Requirements: Keep only the lines of the listing that include the word "with", and copy them.

Material for the task:
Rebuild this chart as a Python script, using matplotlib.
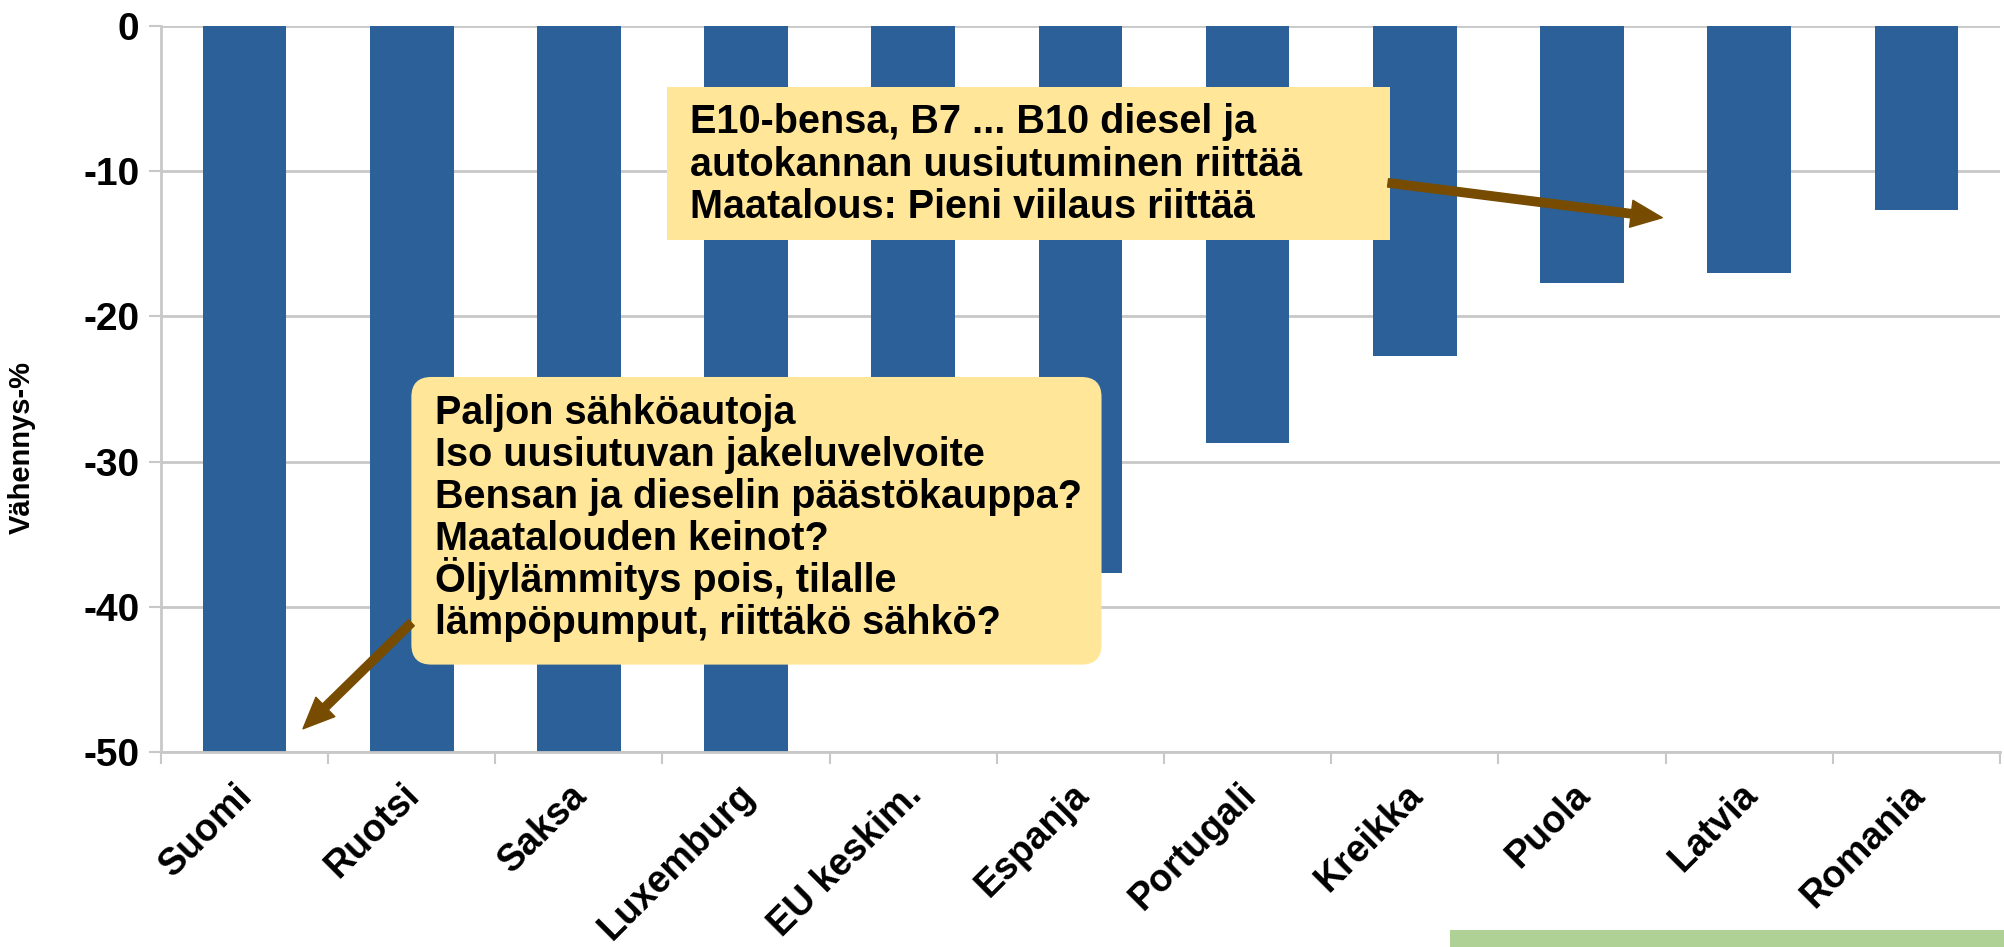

--

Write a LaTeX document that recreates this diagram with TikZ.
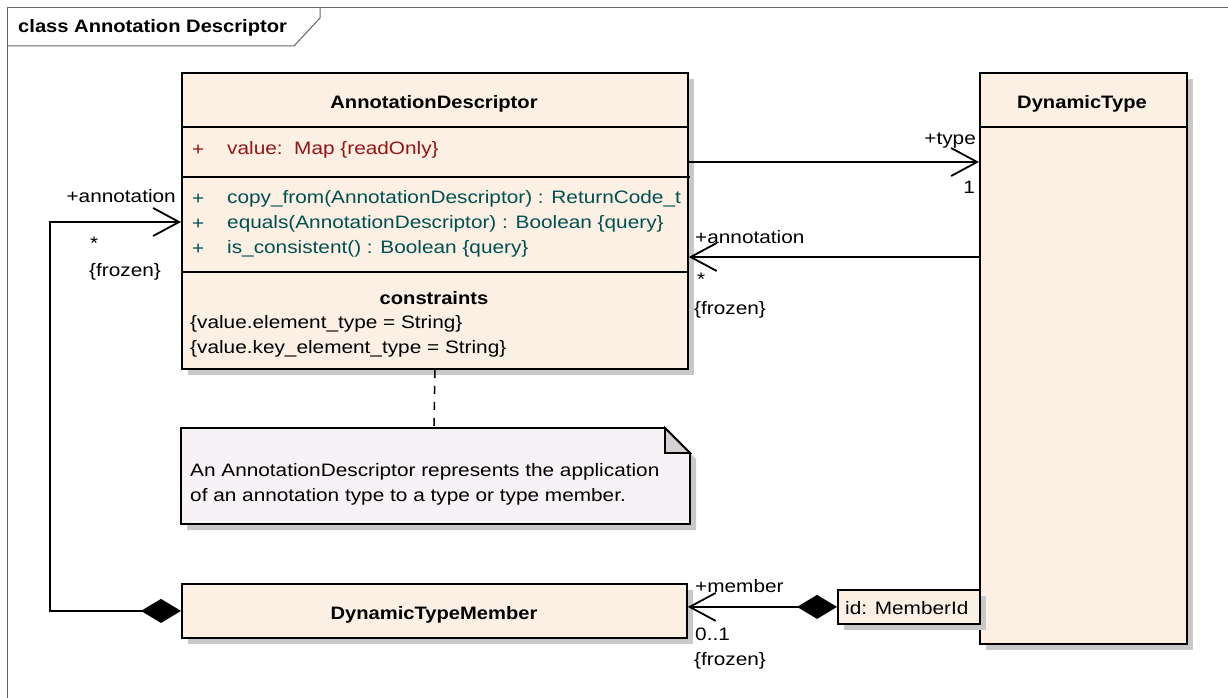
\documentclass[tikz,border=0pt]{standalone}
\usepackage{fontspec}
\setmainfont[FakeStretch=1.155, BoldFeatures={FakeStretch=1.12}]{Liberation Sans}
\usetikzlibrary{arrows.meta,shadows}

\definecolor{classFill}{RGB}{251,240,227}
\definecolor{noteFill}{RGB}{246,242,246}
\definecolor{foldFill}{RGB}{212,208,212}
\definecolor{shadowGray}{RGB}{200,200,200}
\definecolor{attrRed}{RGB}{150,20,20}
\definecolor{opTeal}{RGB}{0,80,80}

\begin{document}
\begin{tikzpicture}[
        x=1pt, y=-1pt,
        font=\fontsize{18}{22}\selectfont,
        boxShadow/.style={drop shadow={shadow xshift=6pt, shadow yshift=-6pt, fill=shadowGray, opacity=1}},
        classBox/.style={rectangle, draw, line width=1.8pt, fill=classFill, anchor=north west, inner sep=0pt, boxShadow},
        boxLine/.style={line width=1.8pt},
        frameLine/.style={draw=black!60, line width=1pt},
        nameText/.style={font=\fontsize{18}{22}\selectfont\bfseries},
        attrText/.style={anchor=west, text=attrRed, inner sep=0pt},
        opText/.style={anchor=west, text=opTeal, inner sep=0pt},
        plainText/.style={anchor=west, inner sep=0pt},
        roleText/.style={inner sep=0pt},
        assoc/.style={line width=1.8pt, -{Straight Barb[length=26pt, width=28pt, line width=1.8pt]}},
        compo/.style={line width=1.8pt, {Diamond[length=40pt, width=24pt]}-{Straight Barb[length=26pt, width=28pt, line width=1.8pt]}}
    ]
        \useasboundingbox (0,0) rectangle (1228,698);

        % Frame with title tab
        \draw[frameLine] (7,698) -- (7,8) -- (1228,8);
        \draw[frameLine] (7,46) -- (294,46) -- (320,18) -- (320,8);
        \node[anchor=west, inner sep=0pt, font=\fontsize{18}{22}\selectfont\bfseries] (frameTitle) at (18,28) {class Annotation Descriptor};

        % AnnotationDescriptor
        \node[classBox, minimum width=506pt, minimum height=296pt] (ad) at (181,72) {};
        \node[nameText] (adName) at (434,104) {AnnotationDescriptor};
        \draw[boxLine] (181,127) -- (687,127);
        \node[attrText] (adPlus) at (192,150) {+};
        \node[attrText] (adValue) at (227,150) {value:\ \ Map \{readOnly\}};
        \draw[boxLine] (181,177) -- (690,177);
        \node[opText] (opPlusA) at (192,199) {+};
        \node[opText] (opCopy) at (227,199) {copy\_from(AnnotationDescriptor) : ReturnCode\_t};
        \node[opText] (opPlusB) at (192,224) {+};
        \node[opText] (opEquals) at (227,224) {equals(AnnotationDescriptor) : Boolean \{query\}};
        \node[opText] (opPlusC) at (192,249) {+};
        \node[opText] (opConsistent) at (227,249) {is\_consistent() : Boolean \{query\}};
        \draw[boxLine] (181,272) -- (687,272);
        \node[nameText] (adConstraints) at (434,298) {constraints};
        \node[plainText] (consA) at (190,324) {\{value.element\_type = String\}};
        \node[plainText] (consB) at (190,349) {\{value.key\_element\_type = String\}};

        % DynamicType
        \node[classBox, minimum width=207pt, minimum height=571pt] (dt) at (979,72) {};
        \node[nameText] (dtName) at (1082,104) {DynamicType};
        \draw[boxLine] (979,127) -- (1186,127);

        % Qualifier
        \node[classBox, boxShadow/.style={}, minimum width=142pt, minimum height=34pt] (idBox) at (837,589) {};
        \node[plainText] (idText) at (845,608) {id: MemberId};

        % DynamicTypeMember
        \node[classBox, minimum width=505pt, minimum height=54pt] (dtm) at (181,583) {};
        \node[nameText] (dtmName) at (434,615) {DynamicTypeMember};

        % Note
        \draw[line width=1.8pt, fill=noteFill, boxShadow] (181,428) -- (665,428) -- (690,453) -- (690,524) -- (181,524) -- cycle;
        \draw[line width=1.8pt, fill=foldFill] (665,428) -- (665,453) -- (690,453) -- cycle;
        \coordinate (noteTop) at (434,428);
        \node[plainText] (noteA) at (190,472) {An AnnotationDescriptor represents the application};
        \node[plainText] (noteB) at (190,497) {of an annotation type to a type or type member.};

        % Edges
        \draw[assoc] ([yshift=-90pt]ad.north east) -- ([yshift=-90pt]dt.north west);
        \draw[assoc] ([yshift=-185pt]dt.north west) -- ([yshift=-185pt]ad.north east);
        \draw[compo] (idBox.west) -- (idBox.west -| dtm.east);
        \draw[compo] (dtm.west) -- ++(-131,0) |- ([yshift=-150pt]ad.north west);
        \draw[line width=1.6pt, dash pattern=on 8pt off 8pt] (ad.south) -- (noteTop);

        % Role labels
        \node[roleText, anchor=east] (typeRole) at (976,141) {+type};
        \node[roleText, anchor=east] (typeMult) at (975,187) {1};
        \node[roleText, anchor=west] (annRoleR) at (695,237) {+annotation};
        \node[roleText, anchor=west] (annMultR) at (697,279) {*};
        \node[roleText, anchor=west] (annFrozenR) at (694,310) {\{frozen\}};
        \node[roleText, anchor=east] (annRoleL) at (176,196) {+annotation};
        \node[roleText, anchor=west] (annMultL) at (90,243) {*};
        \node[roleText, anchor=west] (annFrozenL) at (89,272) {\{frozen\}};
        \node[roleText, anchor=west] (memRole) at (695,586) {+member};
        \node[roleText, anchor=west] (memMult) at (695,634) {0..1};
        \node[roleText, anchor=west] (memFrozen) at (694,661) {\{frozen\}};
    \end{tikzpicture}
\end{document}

Task response:
Write a LaTeX document that recreates this diagram with TikZ.
        % Frame with title tab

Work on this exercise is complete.